ESCO looks to a smarter future for electronic systems

1 min read

After 18 months of discussion, research and analysis, the ESCO Report – Electronic Systems: Challenges and Opportunities – has been published, providing, in a way which hasn't been done before, an accurate picture of electronics' contribution to the UK economy.

We know electronics is pervasive, but previous 'best guesses' have put UK employment closer to 250,000 people. ESCO says the electronic systems sector – by definition, wider than pure electronics – sustains 850,000 jobs. It also estimates the electronic systems sector contributes £78billion to the UK's GDP – another figure which focuses the mind. But ESCO is about growth – it wants GDP contribution to grow to £120bn and employment to 1million by 2020. The big question is 'how'? Its three top line objectives are: to build greater recognition of the sector; to help vertical sectors grow; and to exploit the UK's ES capability globally. One of the big surprises is the absence of calls for funding, special initiatives and so on.
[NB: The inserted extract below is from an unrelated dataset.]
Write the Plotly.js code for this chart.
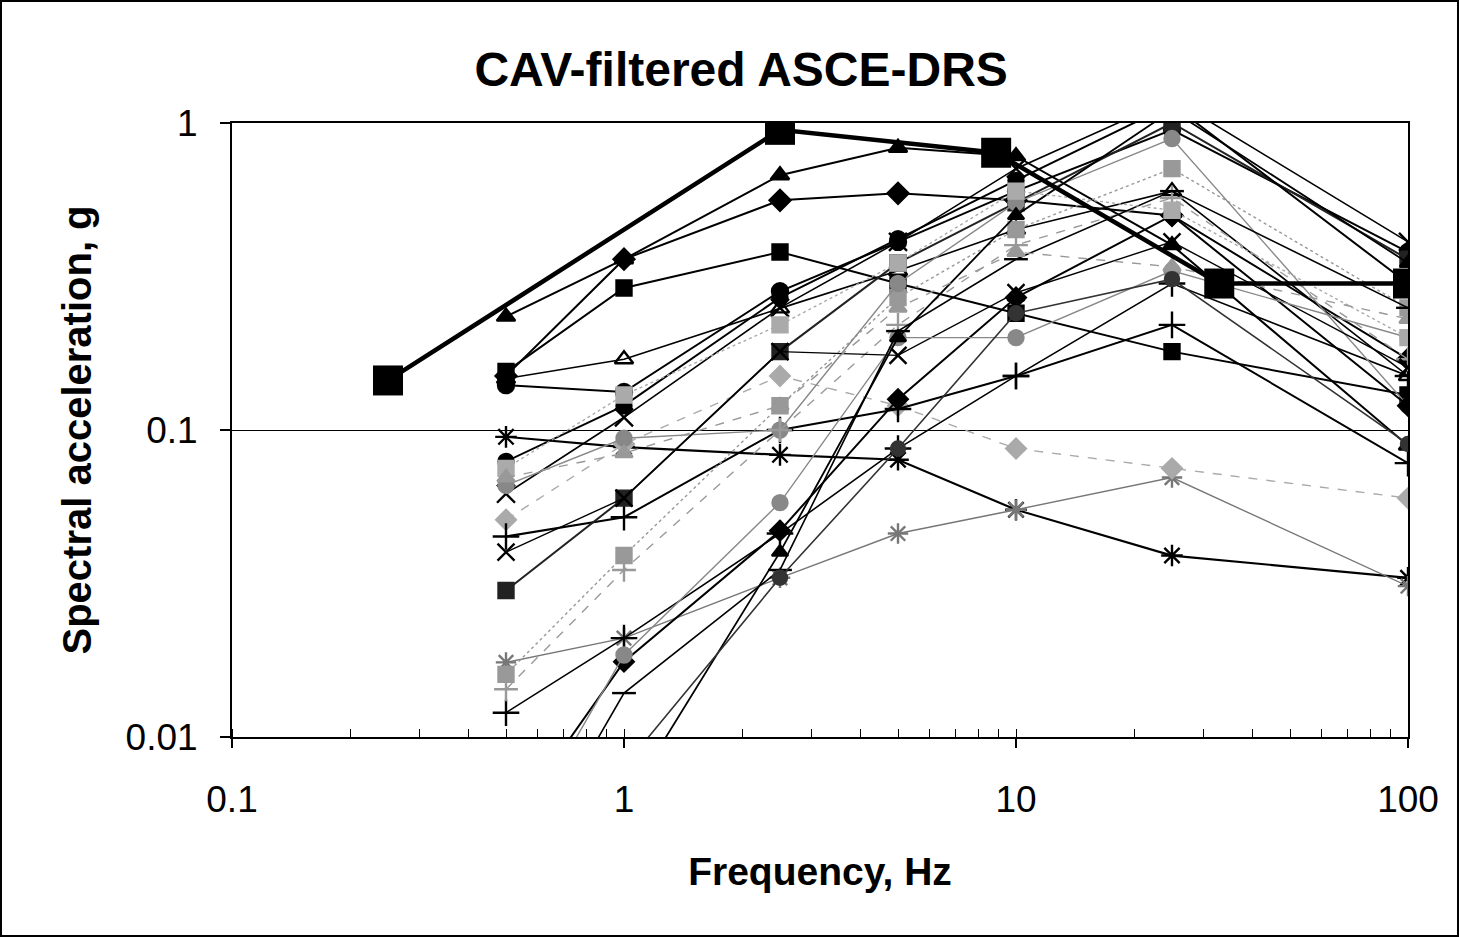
<!DOCTYPE html>
<html>
<head>
<meta charset="utf-8">
<script src="https://cdn.plot.ly/plotly-3.0.1.min.js"></script>
<style>
  html, body { margin: 0; padding: 0; background: #fff; }
  #chart { width: 1455px; height: 933px; border: 2px solid #000; }
</style>
</head>
<body>
<div id="chart"></div>
<script>
// ---- data ----
const freq = [0.5, 1, 2.5, 5, 10, 25, 100];

const drsFreq = [0.25, 2.5, 8.9, 33, 100];
const drsSa   = [0.145, 0.95, 0.80, 0.30, 0.30];

const s01 = [0.234, 0.36, 0.676, 0.83, 0.78, 0.40, 0.089];
const s02 = [0.15, 0.36, 0.56, 0.59, 0.56, 0.50, 0.17];
const s03 = [0.155, 0.29, 0.38, 0.30, 0.24, 0.18, 0.13];
const s04 = [0.14, 0.133, 0.283, 0.41, 0.60, 0.95, 0.38];
const s05 = [0.147, 0.17, 0.249, 0.33, 0.45, 0.60, 0.15];
const s06 = [0.095, 0.088, 0.083, 0.080, 0.055, 0.039, 0.033];
const s07 = [0.0175, 0.021, 0.033, 0.046, 0.055, 0.070, 0.031];
const s08 = [0.051, 0.09, 0.15, 0.12, 0.087, 0.075, 0.060];
const s09 = [0.045, 0.052, 0.10, 0.117, 0.15, 0.22, 0.078];
const s10 = [0.012, 0.021, 0.046, 0.087, 0.15, 0.30, 0.15];
const s11 = [0.030, 0.060, 0.18, 0.35, 0.55, 1.0, 0.36];
const s12 = [0.062, 0.11, 0.25, 0.41, 0.71, 1.2, 0.41];
const s13 = [0.079, 0.12, 0.27, 0.42, 0.65, 1.15, 0.30];
const s14 = [0.016, 0.039, 0.12, 0.27, 0.45, 0.71, 0.25];
const s15 = [0.066, 0.094, 0.10, 0.30, 0.55, 0.89, 0.12];
const s16 = [0.0143, 0.035, 0.10, 0.22, 0.40, 0.57, 0.17];
const s17 = [0.040, 0.060, 0.18, 0.175, 0.28, 0.41, 0.16];
const s18 = [0.005, 0.0176, 0.047, 0.126, 0.27, 0.50, 0.12];
const s19 = [0.004, 0.0185, 0.058, 0.20, 0.20, 0.33, 0.20];
const s20 = [0.003, 0.0139, 0.035, 0.21, 0.36, 0.60, 0.25];
const s21 = [0.002, 0.006, 0.040, 0.20, 0.50, 1.1, 0.35];
const s22 = [0.075, 0.13, 0.22, 0.35, 0.60, 0.52, 0.20];
const s23 = [0.070, 0.084, 0.12, 0.25, 0.38, 0.34, 0.23];
const s24 = [0.0015, 0.008, 0.033, 0.087, 0.24, 0.31, 0.09];

const titleText = "CAV-filtered ASCE-DRS";
const xTitle = "Frequency, Hz";
const yTitle = "Spectral acceleration, g";
const xTickVals = [0.1, 1, 10, 100];
const xTickText = ["0.1", "1", "10", "100"];
const yTickVals = [0.01, 0.1, 1];
const yTickText = ["0.01", "0.1", "1"];

// ---- styles ----
const series = [
  [s01, 'triangle-up', '#000', 16, 'solid', 2],
  [s02, 'diamond', '#000', 16, 'solid', 2],
  [s03, 'square', '#000', 15, 'solid', 2],
  [s04, 'circle', '#000', 16, 'solid', 2],
  [s05, 'triangle-up-open', '#000', 16, 'solid', 1.6],
  [s06, 'asterisk-open', '#000', 18, 'solid', 2.2],
  [s07, 'asterisk-open', '#777', 17, 'solid', 1.4],
  [s08, 'diamond', '#aaa', 15, 'dash', 1.4],
  [s09, 'cross-thin-open', '#000', 19, 'solid', 2],
  [s10, 'cross-thin-open', '#000', 19, 'solid', 1.6],
  [s11, 'square', '#222', 15, 'solid', 2],
  [s12, 'x-thin-open', '#000', 18, 'solid', 1.6],
  [s13, 'circle', '#000', 15, 'solid', 2],
  [s14, 'square', '#999', 15, 'dot', 1.4],
  [s15, 'circle', '#888', 15, 'solid', 1.4],
  [s16, 'cross-thin-open', '#999', 17, 'dash', 1.4],
  [s17, 'x-thin-open', '#000', 17, 'solid', 1.4],
  [s18, 'diamond', '#000', 15, 'solid', 2],
  [s19, 'circle', '#888', 15, 'solid', 1.4],
  [s20, 'line-ew-open', '#000', 17, 'solid', 1.6],
  [s21, 'triangle-up', '#000', 14, 'solid', 1.8],
  [s22, 'square', '#aaa', 15, 'dot', 1.4],
  [s23, 'triangle-up', '#999', 15, 'dash', 1.4],
  [s24, 'circle', '#333', 14, 'solid', 1.6]
];

const traces = series.map((s, i) => ({
  x: freq, y: s[0], type: 'scatter', mode: 'lines+markers',
  name: 'Record ' + (i + 1),
  line: {color: s[2], width: s[5], dash: s[4]},
  marker: {symbol: s[1], size: s[3], color: s[2], line: {color: s[2], width: 2.4}},
  cliponaxis: true
}));

traces.push({
  x: drsFreq, y: drsSa, type: 'scatter', mode: 'lines+markers',
  name: 'ASCE-DRS',
  line: {color: '#000', width: 4.5},
  marker: {symbol: 'square', size: 30, color: '#000'}
});

const font = "Arial, 'Liberation Sans', sans-serif";

const layout = {
  width: 1455, height: 933,
  paper_bgcolor: '#fff', plot_bgcolor: '#fff',
  showlegend: false,
  margin: {l: 230, r: 49, t: 121, b: 198},
  title: {text: '<b>' + titleText + '</b>', font: {family: font, size: 48, color: '#000'},
          x: 0.508, xanchor: 'center', y: 0.928, yanchor: 'middle'},
  xaxis: {
    type: 'log', range: [-1, 2],
    tickmode: 'array', tickvals: xTickVals, ticktext: xTickText,
    ticks: 'outside', ticklen: 9, tickwidth: 1.5, tickcolor: '#000',
    ticklabelstandoff: 20,
    minor: {ticks: 'inside', ticklen: 8, tickcolor: '#000', tickwidth: 1, dtick: 'D1', showgrid: false},
    showline: true, linecolor: '#000', linewidth: 2, mirror: true,
    showgrid: false, zeroline: false,
    tickfont: {family: font, size: 37, color: '#000'},
    title: {text: '<b>' + xTitle + '</b>', font: {family: font, size: 39, color: '#000'}, standoff: 38}
  },
  yaxis: {
    type: 'log', range: [-2, 0],
    tickmode: 'array', tickvals: yTickVals, ticktext: yTickText,
    ticks: 'outside', ticklen: 10, tickwidth: 1.5, tickcolor: '#000',
    ticklabelstandoff: 15,
    showline: true, linecolor: '#000', linewidth: 2, mirror: true,
    showgrid: true, gridcolor: '#000', gridwidth: 1, zeroline: false,
    tickfont: {family: font, size: 37, color: '#000'},
    title: {text: '<b>' + yTitle + '</b>', font: {family: font, size: 40, color: '#000'}, standoff: 22}
  }
};

Plotly.newPlot('chart', traces, layout, {displayModeBar: false, staticPlot: true});
</script>
</body>
</html>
Perhaps that's a realistic appraisal of the economic situation, but it could also be an acceptance that it's up to the industry to sort itself out. Industry leaders, the report says, should take ownership of making change happen. 'We believe our future is in our hands', it says. The word 'smart' is a recurrent theme – leadership, industries, partnerships, supply chains, skills and brands. The implication is we aren't, but need to be. The report points out the lack of any large electronics companies beyond ARM and Imagination – both IP developers, rather than hardware. It wonders why countries of similar physical size and GDP – Taiwan and South Korea are cited – have successful electronics industries while the UK doesn't. It wonders – with a nod towards the likes of Samsung – why the UK doesn't have 'globally dominant consumer facing brands'. That question alone would take a while to answer. For now, the future lies in helping verticals to develop better products, bringing benefits to entire supply chains and, hence, to the UK's economy. But, first things first, there's the small matter of uniting the industry behind one flag. New Electronics has used the phrase 'herding cats' before in this context and has no hesitation in using it again.